The other distinct group was genetically similar to deer at sites in Mississippi where whitetails had never been wiped out – in other words, native Mississippi deer.
The researchers did not find a single population that was genetically similar to the Wisconsin stocking source, despite the fact that more than 350 deer were brought from Wisconsin during the restocking era and released at sites in Mississippi.
Why did Wisconsin genetics fade out while deer from Leaf River Refuge (with Mexican whitetail genetics) and from other sites within Mississippi dominated? Dr. Randy DeYoung, a doctoral candidate at Mississippi State University when he conducted the study and now a professor at Texas A&M-Kingsville, offered these thoughts in a 2004 Quality Whitetails article:
“One reason may be that northern deer are known to be more highly susceptible than southern deer to some diseases, such as hemorrhagic disease. The Wisconsin deer and their offspring may have died out before they could influence the genetic makeup of local populations. Or it may be that big-bodied Yankee deer wearing heavy fur coats just didn’t fare as well as their smaller southern cousins in steamy Mississippi.
“Whatever the reason,” Randy said, “time seems to have erased any contribution the Wisconsin deer may have made.”
While this study only looked at Mississippi, I believe it’s likely such studies would find the same thing in other southern states. Throughout the South, the recipe was the same: a handful of Wisconsin whitetails sprinkled in with much larger numbers of deer that were native to the state or at least to the South. These “local” deer were much better equipped and adapted to survive and thrive after the move.
Hunters who believe they see Wisconsin deer today in the beds of Southern pickup trucks are making the assumption that any deer shipped in from an exotic location and turned loose will not only survive but reproduce, and that over time those genes will thrive and compete with genes from locally adapted deer. Considering the Mississippi study, this is a leap we just can’t make.

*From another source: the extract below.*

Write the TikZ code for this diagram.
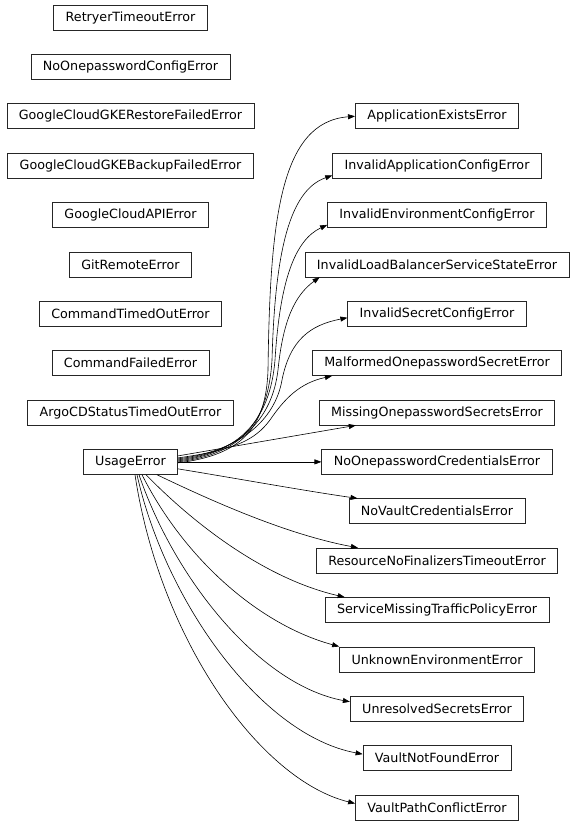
\documentclass[tikz,border=0pt]{standalone}
\usepackage{fontspec}
\setmainfont{DejaVu Sans}
\usetikzlibrary{arrows.meta}
\begin{document}
\begin{tikzpicture}[x=1pt,y=-1pt,
  cls/.style={draw=black!85, line width=0.7pt, font=\fontsize{12.7}{15}\selectfont,
    inner xsep=12pt, inner ysep=0pt, minimum height=25pt, anchor=center},
  edge/.style={-{Triangle[length=7pt,width=5pt]}, line width=0.6pt}]
\useasboundingbox (0,0) rectangle (576,825);
% left column
\node[cls] (rte) at (130.5,17.5) {RetryerTimeoutError};
\node[cls] (nopc) at (130.5,66.875) {NoOnepasswordConfigError};
\node[cls] (gkr) at (130.5,116.25) {GoogleCloudGKERestoreFailedError};
\node[cls] (gkb) at (130.5,165.625) {GoogleCloudGKEBackupFailedError};
\node[cls] (gca) at (130.5,215) {GoogleCloudAPIError};
\node[cls] (gre) at (130.5,264.375) {GitRemoteError};
\node[cls] (cto) at (130.5,313.75) {CommandTimedOutError};
\node[cls] (cfe) at (130.5,363.125) {CommandFailedError};
\node[cls] (argo) at (130.5,412.5) {ArgoCDStatusTimedOutError};
\node[cls] (u) at (130.5,461.875) {UsageError};
% right column
\node[cls] (app) at (437,116.25) {ApplicationExistsError};
\node[cls] (iac) at (437,165.625) {InvalidApplicationConfigError};
\node[cls] (iec) at (437,215) {InvalidEnvironmentConfigError};
\node[cls] (lb) at (437,264.375) {InvalidLoadBalancerServiceStateError};
\node[cls] (isc) at (437,313.75) {InvalidSecretConfigError};
\node[cls] (mal) at (437,363.125) {MalformedOnepasswordSecretError};
\node[cls] (miss) at (437,412.5) {MissingOnepasswordSecretsError};
\node[cls] (noc) at (437,461.875) {NoOnepasswordCredentialsError};
\node[cls] (nov) at (437,511.25) {NoVaultCredentialsError};
\node[cls] (res) at (437,560.625) {ResourceNoFinalizersTimeoutError};
\node[cls] (svc) at (437,610) {ServiceMissingTrafficPolicyError};
\node[cls] (unk) at (437,659.375) {UnknownEnvironmentError};
\node[cls] (unr) at (437,708.75) {UnresolvedSecretsError};
\node[cls] (vnf) at (437,758.125) {VaultNotFoundError};
\node[cls] (vpc) at (437,807.5) {VaultPathConflictError};
% edges upward
\draw[edge] ([yshift=-1pt]u.east) .. controls (240,455) and (266,430) .. (268,370)
  .. controls (270,220) and (280,122) .. (app.west);
\draw[edge] ([yshift=0pt]u.east) .. controls (240,454) and (268,425) .. (272,360)
  .. controls (275,250) and (290,190) .. ([yshift=3pt]iac.south west);
\draw[edge] ([yshift=1pt]u.east) .. controls (240,453) and (270,420) .. (275,360)
  .. controls (280,280) and (295,240) .. ([yshift=3pt]iec.south west);
\draw[edge] ([yshift=2pt]u.east) .. controls (240,452) and (272,420) .. (278,370)
  .. controls (283,320) and (295,295) .. ([xshift=15pt]lb.south west);
\draw[edge] ([yshift=3pt]u.east) .. controls (240,451) and (275,420) .. (282,380)
  .. controls (290,340) and (310,325) .. ([yshift=-4pt]isc.west);
\draw[edge] ([yshift=4pt]u.east) .. controls (235,450) and (255,440) .. (270,420)
  .. controls (285,398) and (300,383) .. ([xshift=20pt]mal.south west);
\draw[edge] ([yshift=6pt]u.east) -- ([xshift=37pt]miss.south west);
\draw[edge] (u.east) -- (noc.west);
% edges downward
\draw[edge] ([yshift=-7pt]u.east) .. controls (240,479) and (300,490) .. ([xshift=9pt]nov.north west);
\draw[edge] ([xshift=26.5pt]u.south) .. controls (220,505) and (290,535) .. ([xshift=42pt]res.north west);
\draw[edge] ([xshift=15.5pt]u.south) .. controls (200,530) and (270,580) .. ([xshift=20pt]svc.north west);
\draw[edge] ([xshift=11.5pt]u.south) .. controls (185,560) and (260,625) .. (unk.north west);
\draw[edge] ([xshift=8.5pt]u.south) .. controls (175,580) and (260,685) .. ([yshift=7pt]unr.west);
\draw[edge] ([xshift=6.5pt]u.south) .. controls (165,600) and (260,735) .. ([yshift=4pt]vnf.west);
\draw[edge] ([xshift=4.5pt]u.south) .. controls (160,640) and (260,780) .. ([yshift=4pt]vpc.west);
\end{tikzpicture}
\end{document}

So, how do we explain those outstanding bucks in pickup beds? They are as much or more a product of quality year-round nutrition and age. Wherever your local deer genetics came from, you can’t change them. But you can change nutrition and age through Quality Deer Management: increase numbers of mature bucks by protecting young ones, balance the sex ratio, and provide quality nutrition year-round through sound habitat management techniques. Then you can say:
“We’ve got big whitetails in this area because we produce them on our own through Quality Deer Management.”